Regulated by the Moving Picture Experts Group (MPEG), MPEG-3 refers to coding standards for high definition television (HDTV) signals. The group is part of the International Organization for Standardization. Since 1988, the group has been responsible for creating both video and audio coding standards.
It is important to note that this specific standard no longer exists, and that the standards set forth within it are now a part of MPEG-2. When the group originally took on the responsibility for setting the regulations for HDTV in 1992, they were simultaneously working on the other standard. It was discovered, however, that MPEG-2 encoding could accommodate HDTV signals as well, so the new standard was therefore discontinued.
MPEG-2 supplies coding standards for all HDTV signals that are sent at 1080p, which is a shorthand term for the video mode known as full high definition. In addition, it includes coding standards for all broadcast signals. This includes digital satellite and cable TV, as well as protocol for digital video disks (DVDs).
This standard is only one of five formats that the Moving Picture Experts Group oversees. The organization is also responsible for MPEG-1, which handles the audio coding standards for the popular MP3 music format, and MPEG-4, which offers coding standards for 3D content. Two other coding standards that deal with multimedia content fall under their umbrella, as well.
The Moving Picture Experts Group puts forth these standards to offer a reliable and consistent method for coding audio and video. At its most basic, coding refers to the way that electrical and computer engineers turn data into what is seen on television screens or heard on MP3 players. This transformation of data into real sound and visible images is quite complex and technical. At its core, the process is essentially threefold: compressed data is transferred into more recognizable samples, the samples of picture and sound are cut into smaller segments, and then these segments are transformed into a frequency that can be coded and transmitted.
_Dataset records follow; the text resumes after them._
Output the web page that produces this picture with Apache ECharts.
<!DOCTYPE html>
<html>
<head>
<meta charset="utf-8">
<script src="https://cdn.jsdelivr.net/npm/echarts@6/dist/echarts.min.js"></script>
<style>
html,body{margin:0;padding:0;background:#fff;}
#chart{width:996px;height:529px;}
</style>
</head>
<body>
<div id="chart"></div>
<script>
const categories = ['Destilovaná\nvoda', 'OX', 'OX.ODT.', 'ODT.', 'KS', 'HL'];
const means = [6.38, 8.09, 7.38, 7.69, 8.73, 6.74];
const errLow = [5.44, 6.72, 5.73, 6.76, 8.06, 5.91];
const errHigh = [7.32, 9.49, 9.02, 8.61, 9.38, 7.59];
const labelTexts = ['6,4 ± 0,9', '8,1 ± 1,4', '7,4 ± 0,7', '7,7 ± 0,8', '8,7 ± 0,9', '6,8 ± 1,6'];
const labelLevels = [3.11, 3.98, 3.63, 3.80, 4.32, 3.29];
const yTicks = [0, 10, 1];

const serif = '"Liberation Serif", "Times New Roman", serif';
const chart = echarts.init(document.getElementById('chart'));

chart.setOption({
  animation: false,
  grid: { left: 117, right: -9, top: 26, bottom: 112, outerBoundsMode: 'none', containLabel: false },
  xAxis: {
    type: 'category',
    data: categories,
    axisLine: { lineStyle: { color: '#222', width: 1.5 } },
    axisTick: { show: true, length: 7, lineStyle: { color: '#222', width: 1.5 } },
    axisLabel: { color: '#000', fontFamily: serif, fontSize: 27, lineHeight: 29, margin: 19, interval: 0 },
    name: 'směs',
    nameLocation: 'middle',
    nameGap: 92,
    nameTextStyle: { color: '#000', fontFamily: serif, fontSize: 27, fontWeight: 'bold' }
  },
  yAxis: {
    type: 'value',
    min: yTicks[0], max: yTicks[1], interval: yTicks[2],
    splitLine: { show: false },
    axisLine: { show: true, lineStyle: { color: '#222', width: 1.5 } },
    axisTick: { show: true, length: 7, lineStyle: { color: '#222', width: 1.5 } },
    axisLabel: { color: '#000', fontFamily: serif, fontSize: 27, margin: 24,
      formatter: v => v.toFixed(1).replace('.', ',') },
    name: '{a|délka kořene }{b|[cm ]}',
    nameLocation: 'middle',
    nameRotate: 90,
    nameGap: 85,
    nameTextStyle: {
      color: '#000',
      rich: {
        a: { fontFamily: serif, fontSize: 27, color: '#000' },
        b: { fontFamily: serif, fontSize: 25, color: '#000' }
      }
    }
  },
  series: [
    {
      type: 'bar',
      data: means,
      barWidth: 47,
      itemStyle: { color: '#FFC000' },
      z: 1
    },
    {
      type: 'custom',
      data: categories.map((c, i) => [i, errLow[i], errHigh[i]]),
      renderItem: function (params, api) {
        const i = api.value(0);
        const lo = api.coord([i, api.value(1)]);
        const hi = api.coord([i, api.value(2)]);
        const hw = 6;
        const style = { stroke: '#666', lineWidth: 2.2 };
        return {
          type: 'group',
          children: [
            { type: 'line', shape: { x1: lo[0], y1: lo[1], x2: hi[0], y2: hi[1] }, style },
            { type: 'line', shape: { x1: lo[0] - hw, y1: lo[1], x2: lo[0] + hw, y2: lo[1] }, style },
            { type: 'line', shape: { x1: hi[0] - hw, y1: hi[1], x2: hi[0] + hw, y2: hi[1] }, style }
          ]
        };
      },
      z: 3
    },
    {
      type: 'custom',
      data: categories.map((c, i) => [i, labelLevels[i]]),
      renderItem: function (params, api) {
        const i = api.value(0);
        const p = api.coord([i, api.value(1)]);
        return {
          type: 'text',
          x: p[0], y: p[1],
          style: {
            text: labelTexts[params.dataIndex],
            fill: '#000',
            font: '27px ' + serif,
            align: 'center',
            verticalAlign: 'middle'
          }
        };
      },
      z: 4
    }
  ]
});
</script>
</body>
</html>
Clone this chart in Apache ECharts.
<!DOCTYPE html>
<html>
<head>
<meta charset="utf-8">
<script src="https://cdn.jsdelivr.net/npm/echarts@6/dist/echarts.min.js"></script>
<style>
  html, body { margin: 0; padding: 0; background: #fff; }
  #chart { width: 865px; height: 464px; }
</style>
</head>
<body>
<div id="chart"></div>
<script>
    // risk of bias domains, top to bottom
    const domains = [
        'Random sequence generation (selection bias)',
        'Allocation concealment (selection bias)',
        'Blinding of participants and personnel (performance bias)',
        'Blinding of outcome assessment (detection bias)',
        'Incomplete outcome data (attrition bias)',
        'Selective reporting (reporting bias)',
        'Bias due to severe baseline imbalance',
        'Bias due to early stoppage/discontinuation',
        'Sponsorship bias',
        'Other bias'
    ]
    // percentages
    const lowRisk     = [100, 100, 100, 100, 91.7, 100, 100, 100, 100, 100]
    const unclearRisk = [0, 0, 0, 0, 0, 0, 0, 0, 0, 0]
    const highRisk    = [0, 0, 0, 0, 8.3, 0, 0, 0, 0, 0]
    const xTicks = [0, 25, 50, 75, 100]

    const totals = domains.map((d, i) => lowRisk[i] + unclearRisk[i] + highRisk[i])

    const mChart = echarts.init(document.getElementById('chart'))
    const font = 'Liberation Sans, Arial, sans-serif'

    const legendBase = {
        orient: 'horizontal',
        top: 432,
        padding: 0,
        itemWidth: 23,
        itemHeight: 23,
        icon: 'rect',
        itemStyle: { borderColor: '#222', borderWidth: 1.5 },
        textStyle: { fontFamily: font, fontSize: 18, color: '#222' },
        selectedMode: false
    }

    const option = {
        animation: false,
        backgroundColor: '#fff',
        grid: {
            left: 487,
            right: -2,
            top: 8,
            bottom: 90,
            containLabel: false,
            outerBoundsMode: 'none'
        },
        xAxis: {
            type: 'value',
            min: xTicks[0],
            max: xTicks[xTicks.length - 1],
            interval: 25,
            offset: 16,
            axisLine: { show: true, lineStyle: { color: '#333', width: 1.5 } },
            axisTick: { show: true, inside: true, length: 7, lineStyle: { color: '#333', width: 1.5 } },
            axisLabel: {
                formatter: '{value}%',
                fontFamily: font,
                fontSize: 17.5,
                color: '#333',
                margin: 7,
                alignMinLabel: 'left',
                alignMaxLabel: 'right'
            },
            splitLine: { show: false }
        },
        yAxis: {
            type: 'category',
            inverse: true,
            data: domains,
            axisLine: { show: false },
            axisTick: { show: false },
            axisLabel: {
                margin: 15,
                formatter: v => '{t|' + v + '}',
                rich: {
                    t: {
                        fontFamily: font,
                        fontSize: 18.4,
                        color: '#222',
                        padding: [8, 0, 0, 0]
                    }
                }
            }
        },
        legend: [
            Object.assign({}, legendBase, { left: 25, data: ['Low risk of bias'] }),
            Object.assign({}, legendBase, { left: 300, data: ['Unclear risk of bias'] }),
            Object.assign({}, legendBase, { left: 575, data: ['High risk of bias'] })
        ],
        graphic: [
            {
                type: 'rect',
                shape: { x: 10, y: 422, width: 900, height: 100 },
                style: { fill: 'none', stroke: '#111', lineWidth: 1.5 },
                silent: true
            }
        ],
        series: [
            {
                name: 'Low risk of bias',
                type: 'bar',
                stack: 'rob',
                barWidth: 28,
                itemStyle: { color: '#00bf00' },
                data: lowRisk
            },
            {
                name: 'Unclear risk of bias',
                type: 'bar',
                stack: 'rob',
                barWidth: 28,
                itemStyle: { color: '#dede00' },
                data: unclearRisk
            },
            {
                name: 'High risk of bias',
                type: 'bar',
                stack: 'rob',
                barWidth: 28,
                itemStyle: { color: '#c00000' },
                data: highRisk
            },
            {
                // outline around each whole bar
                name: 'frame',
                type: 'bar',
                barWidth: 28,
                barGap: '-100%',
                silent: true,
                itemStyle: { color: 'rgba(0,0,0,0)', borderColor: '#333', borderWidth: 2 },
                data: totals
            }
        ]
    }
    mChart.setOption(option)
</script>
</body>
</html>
MPEG-2 goes a step beyond this basic process. Thanks to sophisticated technology, the standards allow the raw picture data to be predicted based on reconstructed images that have been seen in other things before. Then, only data that is different from the old images must be coded to create the video that viewers see.
People should not confuse MPEG-3 with MP3, which actually stands for MPEG-1 (and MPEG-2) Audio Layer III. The MP3 encoding format is audio only, and is a common standard for digital audio compression for consumer use.